St Francis of Assisi: Truth and Misconceptions


May 10, 2012

The Meeting of Sts. Dominic and Francis by Fra Angelico
In April, we announced the publication of a new book on St. Francis Assisi by Dominican historian, Fr. Augustine Thompson, OP, of the Province of the Most Holy Name of Jesus.  The book, entitled Francis of Assisi: A New Biography, is an attempt to provide a new perspective on this legendary saint based on the historical record. Recently, Our Sunday Visitor had the opportunity to interview Fr. Thompson about his book.  In that interview, published on the OSV website, Fr. Thompson discusses many of the common views of Francis that find little support in the historical record.  In discussing the book, the article lists three of the most common misconceptions that people make about Francis, according to Fr. Thompson.  The first misconception revolves around the story of his parents’ strong opposition to him.  Rather, says, Fr. Thompson, the earliest accounts of Francis’s life reveal that:

they don’t understand they have a saint on their hands, that’s the earliest description of the relationship. … By the time you get to the 1240s, his father has been turned into a totally evil person and his mother has become the secret protector, but in the earliest versions [his father is presented] as someone who is suffering and doesn’t understand his son.

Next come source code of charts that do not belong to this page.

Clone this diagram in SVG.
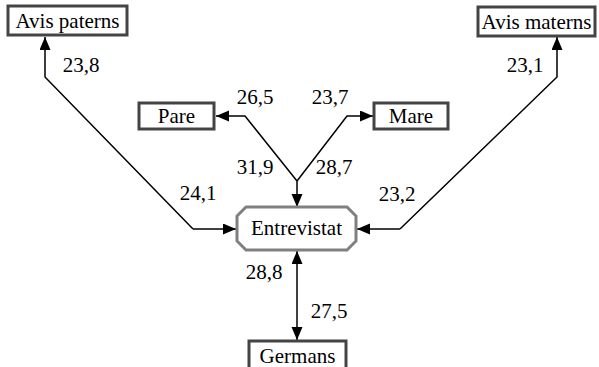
<svg xmlns="http://www.w3.org/2000/svg" width="599" height="367" viewBox="0 0 599 367">
<style>
text{font-family:"Liberation Serif","Times New Roman",serif;font-size:21px;fill:#000;text-anchor:middle}
.box{fill:#fff;stroke:#444;stroke-width:3}
.oct{fill:#fff;stroke:#808080;stroke-width:3}
.ln{fill:none;stroke:#000;stroke-width:1.5}
</style>
<defs>
<marker id="ah" markerUnits="userSpaceOnUse" markerWidth="14" markerHeight="12" refX="13" refY="5.5" orient="auto-start-reverse">
<path d="M0,0 L13,5.5 L0,11 Z" fill="#000"/>
</marker>
</defs>
<g id="connectors">
<path class="ln" d="M193,229 L45,77 L45,37" marker-end="url(#ah)"/>
<path class="ln" d="M193,229 L236,229" marker-end="url(#ah)"/>
<path class="ln" d="M400,229 L557,77 L557,37" marker-end="url(#ah)"/>
<path class="ln" d="M400,229 L357,229" marker-end="url(#ah)"/>
<path class="ln" d="M297,181 L245,116 L216,116" marker-end="url(#ah)"/>
<path class="ln" d="M297,181 L347,116 L373,116" marker-end="url(#ah)"/>
<path class="ln" d="M297,181 L297,207" marker-end="url(#ah)"/>
<path class="ln" d="M297,251 L297,340" marker-start="url(#ah)" marker-end="url(#ah)"/>
</g>
<g id="avis-paterns"><rect class="box" x="8" y="6" width="119" height="29"/><text x="67.5" y="28">Avis paterns</text></g>
<g id="avis-materns"><rect class="box" x="478" y="7" width="117" height="29"/><text x="536.5" y="29">Avis materns</text></g>
<g id="pare"><rect class="box" x="139" y="103" width="75" height="26"/><text x="176.5" y="123">Pare</text></g>
<g id="mare"><rect class="box" x="374" y="103" width="74" height="26"/><text x="411" y="123">Mare</text></g>
<g id="entrevistat"><polygon class="oct" points="246,207 347,207 356,216 356,241 347,250 246,250 237,241 237,216"/><text x="296.5" y="235">Entrevistat</text></g>
<g id="germans"><rect class="box" x="249" y="341" width="97" height="32"/><text x="297.5" y="363">Germans</text></g>
<g id="labels">
<text x="81" y="72">23,8</text>
<text x="525" y="72">23,1</text>
<text x="255" y="104">26,5</text>
<text x="330" y="104">23,7</text>
<text x="255" y="174">31,9</text>
<text x="334" y="174">28,7</text>
<text x="198" y="200">24,1</text>
<text x="397" y="201">23,2</text>
<text x="264" y="279">28,8</text>
<text x="329" y="318">27,5</text>
</g>
</svg>
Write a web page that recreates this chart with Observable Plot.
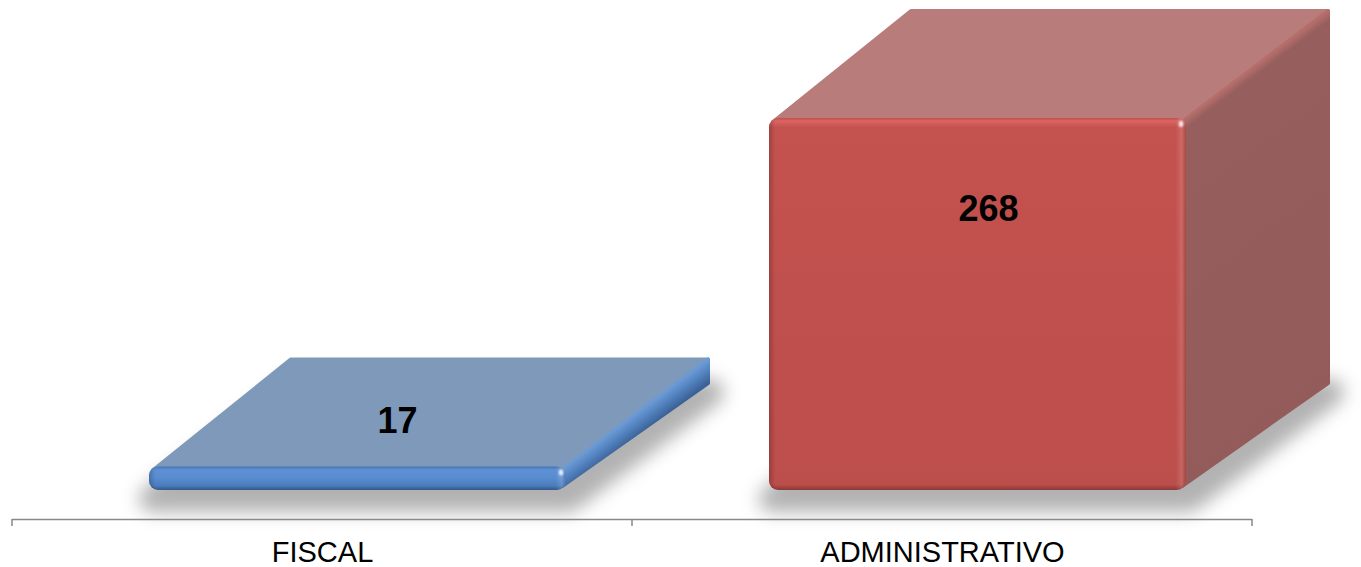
<!DOCTYPE html>
<html>
<head>
<meta charset="utf-8">
<script src="https://cdn.jsdelivr.net/npm/d3@7"></script>
<script src="https://cdn.jsdelivr.net/npm/@observablehq/plot@0.6"></script>
<style>
html,body{margin:0;padding:0;background:#fff;}
#chart svg{display:block;}
</style>
</head>
<body>
<div id="chart"></div>
<script>
// ---- data ----
const categories = ["FISCAL", "ADMINISTRATIVO"];
const values = [17, 268];
const valueLabels = ["17", "268"];

// ---- styles ----
const frontStops = [
  [[0,"#4574b2"],[0.14,"#5d90d4"],[0.5,"#598ccf"],[0.82,"#4a7cbb"],[1,"#33588a"]],
  [[0,"#c04e4b"],[0.008,"#dc6561"],[0.025,"#c4524f"],[0.5,"#c0504d"],[0.985,"#bc4e4b"],[1,"#8a3836"]]
];
const topColors = ["#7e99b9", "#b87d7a"];
const sideLight = ["#6c9ad4", "#b66e6b"];
const sideBase  = ["#5585c3", "#965f5d"];
const sideDark  = ["#3b6297", "#935c5a"];

const data = categories.map((category, i) => ({category, value: values[i], label: valueLabels[i], i}));

// layout constants (3D projection)
const depthX = 142, depthY = 107, insetL = 137, insetR = 66, axisGap = 29;

function geom(scales, d) {
  const sx = scales.x, sy = scales.y;
  let bw = typeof sx.bandwidth === "function" ? sx.bandwidth() : sx.bandwidth;
  if (bw == null) bw = (sx(categories[1]) - sx(categories[0]));
  const xs = sx(d.category);
  return {x0: xs + insetL, x1: xs + bw - insetR, yt: sy(d.value), yb: sy(0), xs, bw};
}

const len = Math.hypot(depthX, depthY);
const nx = depthY / len, ny = depthX / len;

// gradients & filters
const defsMark = (index, scales) => {
  const g = d3.create("svg:g");
  const defs = g.append("defs");
  const f = defs.append("filter").attr("id", "softShadow")
    .attr("x", "-40%").attr("y", "-60%").attr("width", "180%").attr("height", "220%");
  f.append("feGaussianBlur").attr("stdDeviation", 9);
  const f2 = defs.append("filter").attr("id", "sparkle")
    .attr("x", "-100%").attr("y", "-100%").attr("width", "300%").attr("height", "300%");
  f2.append("feGaussianBlur").attr("stdDeviation", 1.2);
  const hb = defs.append("linearGradient").attr("id", "hbevel")
    .attr("x1", 0).attr("y1", 0).attr("x2", 1).attr("y2", 0);
  [[0,"#000",0.2],[0.015,"#000",0],[0.975,"#fff",0],[0.99,"#fff",0.14],[1,"#000",0.12]]
    .forEach(([o,c,a]) => hb.append("stop").attr("offset", o).attr("stop-color", c).attr("stop-opacity", a));
  data.forEach(d => {
    const lg = defs.append("linearGradient").attr("id", `front${d.i}`)
      .attr("x1", 0).attr("y1", 0).attr("x2", 0).attr("y2", 1);
    frontStops[d.i].forEach(([o,c]) => lg.append("stop").attr("offset", o).attr("stop-color", c));
    const {x1, yt, yb} = geom(scales, d);
    const T = (yb - yt) * ny;
    const sg = defs.append("linearGradient").attr("id", `side${d.i}`)
      .attr("gradientUnits", "userSpaceOnUse")
      .attr("x1", x1).attr("y1", yt).attr("x2", x1 + nx * T).attr("y2", yt + ny * T);
    const e = Math.min(0.4, 8 / T);
    sg.append("stop").attr("offset", 0).attr("stop-color", sideLight[d.i]);
    sg.append("stop").attr("offset", e).attr("stop-color", sideBase[d.i]);
    sg.append("stop").attr("offset", 1).attr("stop-color", sideDark[d.i]);
  });
  return g.node();
};

// soft floor shadow
const shadowMark = (index, scales) => {
  const outer = d3.create("svg:g").attr("filter", "url(#softShadow)");
  const g = outer.append("g").attr("opacity", 0.3).attr("transform", "translate(3,9)");
  data.forEach(d => {
    const {x0, x1, yb} = geom(scales, d);
    g.append("path")
      .attr("d", `M${x0},${yb}L${x1},${yb}L${x1 + depthX},${yb - depthY}L${x0 + depthX},${yb - depthY}Z`)
      .attr("fill", "#000").attr("stroke", "#000").attr("stroke-width", 26).attr("stroke-linejoin", "round");
  });
  return outer.node();
};

// top and side faces (front corners tucked behind the rounded front face)
const facesMark = (index, scales) => {
  const g = d3.create("svg:g");
  const t = 4;
  data.forEach(d => {
    const {x0, x1, yt, yb} = geom(scales, d);
    g.append("path")
      .attr("d", `M${x0 + t},${yt + t}L${x1 - t},${yt + t}L${x1 + depthX},${yt - depthY}L${x0 + depthX},${yt - depthY}Z`)
      .attr("fill", topColors[d.i]).attr("stroke", topColors[d.i])
      .attr("stroke-width", 4).attr("stroke-linejoin", "round");
    g.append("path")
      .attr("d", `M${x1 - t},${yt + t}L${x1 + depthX},${yt - depthY}L${x1 + depthX},${yb - depthY}L${x1 - t},${yb - t}Z`)
      .attr("fill", `url(#side${d.i})`).attr("stroke", `url(#side${d.i})`)
      .attr("stroke-width", 4).attr("stroke-linejoin", "round");
  });
  return g.node();
};

// highlights, value labels, category boundary ticks
const decorMark = (index, scales) => {
  const g = d3.create("svg:g");
  data.forEach(d => {
    const {x0, x1, yt, yb} = geom(scales, d);
    const h = yb - yt;
    g.append("ellipse").attr("cx", x1 - 5).attr("cy", yt + 6).attr("rx", 2.2).attr("ry", 3)
      .attr("fill", "#fff").attr("opacity", 0.9).attr("filter", "url(#sparkle)");
    g.append("text")
      .attr("x", (x0 + x1) / 2 + 42 - 0.0833 * h)
      .attr("y", yt + 0.39 * h - 55)
      .attr("dy", "0.35em")
      .attr("text-anchor", "middle")
      .attr("font-size", 36).attr("font-weight", "bold").attr("fill", "#000")
      .text(d.label);
  });
  const sx = scales.x;
  const {bw, yb} = geom(scales, data[0]);
  const bounds = categories.map(c => sx(c)).concat([sx(categories[categories.length - 1]) + bw]);
  bounds.forEach(b => {
    g.append("line").attr("x1", b).attr("x2", b)
      .attr("y1", yb + axisGap).attr("y2", yb + axisGap + 7)
      .attr("stroke", "#898989").attr("stroke-width", 1.5);
  });
  return g.node();
};

const plot = Plot.plot({
  width: 1361,
  height: 567,
  marginLeft: 12,
  marginRight: 109,
  marginTop: 118,
  marginBottom: 77,
  style: {fontFamily: "'Liberation Sans', Arial, Helvetica, sans-serif", background: "#fff", overflow: "visible", color: "#000"},
  x: {type: "band", domain: categories, paddingInner: 0, paddingOuter: 0},
  y: {domain: [0, 268], axis: null},
  color: {type: "identity"},
  marks: [
    defsMark,
    shadowMark,
    facesMark,
    Plot.barY(data, {x: "category", y: "value", fill: d => `url(#front${d.i})`, insetLeft: insetL, insetRight: insetR, rx: 9}),
    Plot.barY(data, {x: "category", y: "value", fill: () => "url(#hbevel)", insetLeft: insetL, insetRight: insetR, rx: 9}),
    decorMark,
    Plot.ruleY([0], {dy: axisGap, stroke: "#898989", strokeWidth: 1.5}),
    Plot.axisX({tickSize: 0, tickPadding: 51, fontSize: 29, label: null, fill: "#000"})
  ]
});
document.getElementById("chart").appendChild(plot);
</script>
</body>
</html>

The second misconception revolves around the timing of his conversion.  The common view is that this occurred at about the same time Francis renounced his fortune, removing even the clothes on his back so as not to take a anything from his family.  But, Fr. Thompson is quoted in the article as pointing to another far more important event in his life:

[St. Francis’s] encounter with lepers, not the act of stripping off his clothing before the bishop, would always be for Francis the core of his religious experience.  As near as we can tell, it happened on the outskirts of Assisi. … Wherever the leprosarium was, Francis lodged there with the residents and earned his keep caring for them. His experience with them had nothing to do with choices between wealth and poverty, knightly pride and humility or even doing service instead of conducting business. It was a dramatic personal orientation that brought forth spiritual fruit. … Francis says, ‘When I was in my sins, God took me among the lepers and he worked mercy through them and he made what was previously bitter to be sweet. I did not wait long to leave the world.’

St. Francis of Assisi
Finally, the third greatest misconception regarding St. Francis relates to the modern tendency to bestow upon Francis a modern, progressivist outlook.  The modern world tends to view him as fiercely independent and individualistic, and in such a way that runs in opposition to the authority of the hierarchical Church.  But, according to Fr. Thompson, as a devout 13th century Catholic, Francis would never have identified himself as “an ecologist, a feminist, you can go down the list.”  He would have identified himself as a faithful Catholic, obedient to the Church’s legitimate authority. This is most clearly seen, for Fr. Thompson, in his approach to the liturgy.  In his writing, Francis exhibits what a modern progressivist might term a near obsession over the need for clean altar linens, proper liturgical vessels, and correctly following rubrics.  But the proper and worthy celebration of the Holy Mass was a major part of Francis’s own understanding of a healthy and Catholic spirituality.  As Fr. Thompson is quoted in the article:

[Francis] has six letters harping on this. The usual biography of Francis just deep sixes that because today being a rubric hound and sacristy rat is not what those who like to talk spirituality think a saint should be.

Confronting these truths about St. Francis can often bring anxiety to people used to the Francis of modern myth.  As Fr. Thompson explains:

I have often been astonished at how unhappy students can be when they encounter a different Francis from the one they expect. Oddly enough, the most painful moment usually comes when they discover that St. Francis did not write the ‘Peace Prayer of St. Francis.’ … The ‘Peace Prayer’ is modern and anonymous, originally written in French, and dates to about 1912, when it was published in a minor French spiritual magazine, La Clochette. Noble as its sentiments are, Francis would not have written such a piece, focused as it is on the self, with its constant repetition of the pronouns ‘I’ and ‘me,’ the words ‘God’ and ‘Jesus’ never appearing once.

But it is important to clear away some of the modern clutter that obscures the real story of one of the Church’s greatest saints.  Only then can we understand truly what his life can teach us.  As Fr. Thompson observes:

The core of his spirituality was absolute dependence on God, and the desire to always be the lesser brother. … His willingness to follow wherever God leads him even when it’s not something he expected, that kind of spontaneous seeking to do God’s will … is a theme of his life, a beautiful theme and I think it’s true.